Nineteen Touched By No. 19

John Unitas 1933 - 2002

October 20, 2002|By Paul McMullen | Paul McMullen,Sun Staff

Unitas expert

Terry Musolf

Musolf grew up in Green Bay Packers country and still makes his home in Madison, Wis., but he is the authority on Unitas' legacy. His research and record-keeping has corrected statistical errors that had been perpetuated by the Colts and the NFL. His hobby began in 1957, when he was 11 and became mesmerized by a Colts-Packers game on his uncle's television.

"I've always been fascinated my mathematics, and I began to chart games, still do," Musolf said. "I subscribed to The News American for six months a year from 1961 to '83, got it in the mail three days late. I started writing to the Colts in 1959.

"I can't stand it when a number is wrong, and I would double- and triple-check their media guide every year. I was on the phone in 1961 with Herb Wright, the PR director, discussing a stat that I felt was incorrect. He asked if I would like to talk to John, and passed the phone to him. I couldn't speak for two minutes. Finally, I told him he was the greatest football player ever. He laughed and said, 'I haven't played long enough.' "

Nervous pupil

Eddie Hinton

The recipient of the last touchdown pass thrown by Unitas in Baltimore, Hinton doesn't consider their most vivid connection to be the simple crossing pattern that he converted into a 63-yard score on Dec. 3, 1972.

Hinton had been a star back at Oklahoma and had a rocky adjustment to wide receiver. The Colts won Super Bowl V in his second season with them, in 1970, but it was a trying year for Unitas. Three days after Thanksgiving, he rallied the Colts from a 17-0 deficit for a 21-20 win over Chicago despite five interceptions and a jittery Hinton, who had two drops on the Colts' second touchdown drive.

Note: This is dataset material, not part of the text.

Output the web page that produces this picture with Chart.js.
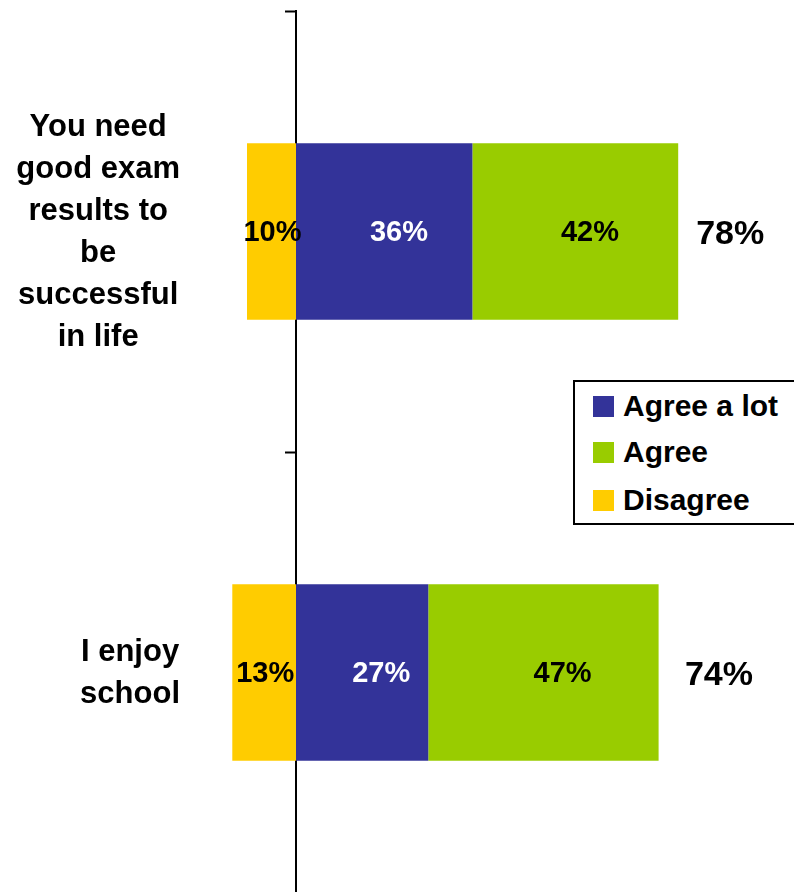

"John was always Mr. Unitas to me," said Hinton, who named his Texas real estate company Colts Development. "In that drive, John threw a perfect pass, and I dropped it between my legs. He called the same play, a 15-yard curl, and I dropped another perfect pass. On fourth down, he waves off the field-goal unit. He calls my number, and I made a one-handed catch on the sideline for a first down at the Bears' 7. We score, and I am emotionally distraught. I said, 'Mr. Unitas, why did you go to me a third time?' He said, 'Because I knew you were going to catch the damned ball.' "

Awe-struck schoolboy

Dick Jerardi

Jerardi has worked a thousand locker rooms and big events as a sports reporter for the Philadelphia Daily News. Four decades ago, when he was in the seventh or eighth grade at Cathedral School, he still placed his sporting heroes on a pedestal, and he had a difficult time comprehending the driver who pulled over as he hitch-hiked his way north on Charles Street.

"In my memory, a blue Lincoln pulled over," Jerardi said. "Everything's bigger when you're a kid, but it definitely was not a compact. The driver motioned me into the car, and I looked in and said to myself, 'That's Johnny Unitas.' He gave me a pleasant smile, and I was too stunned to speak. He knew that I knew who he was, and he knew I was petrified. He humored me for a few miles, until I had the presence of mind to ask him to let me off near my neighborhood. I ran home and told my brothers about it, but I'm not sure any of them believed me."


Cameron C. Snyder

Snyder, 86, first covered pro football for The Sun in 1950 and reported on Unitas' entire career in Baltimore. On the beat in 1956, he eyed a skinny quarterback prospect and thought, "No wonder Pittsburgh got rid of him." Just as modern newspapermen waited for comment from Cal Ripken Jr., Unitas unwound with some of the longest showers in the business. After one game Snyder got impatient, went searching and found Unitas under a shower head, being interviewed by John Steadman of the rival News-Post.

Snyder said that Unitas also cast a spell over Lou Michaels, a defensive end and place-kicker.

"Practices during training camp were labeled 'one beer' or 'two beer,' depending on the severity," Snyder said. "We were all down at Oz and Jenny's Pit [a Westminster tavern] after practice one day. Michaels, a huge, bear-like guy, could get nasty if he had one too many beers. Finally, John said, 'Lou, sit down and shut up.' I said, 'Oh, God, John's gonna have to fight him.' Then I looked over at Lou. He sat down and shut up. John was the boss."

Unlikely guest

Craig Kelley

Unitas scorned the Indianapolis Colts but had a soft spot for an employee of the Irsays. As a boy in New Orleans, Kelley idolized Unitas from the day his father brought home his autographed photo. The adulation grew as Kelley became a sports publicist, for none other than Indianapolis. When Unitas appeared at a 1997 fund-raiser in Richmond, Ind., Kelley offered to take him to the airport in Dayton, Ohio, 65 miles away.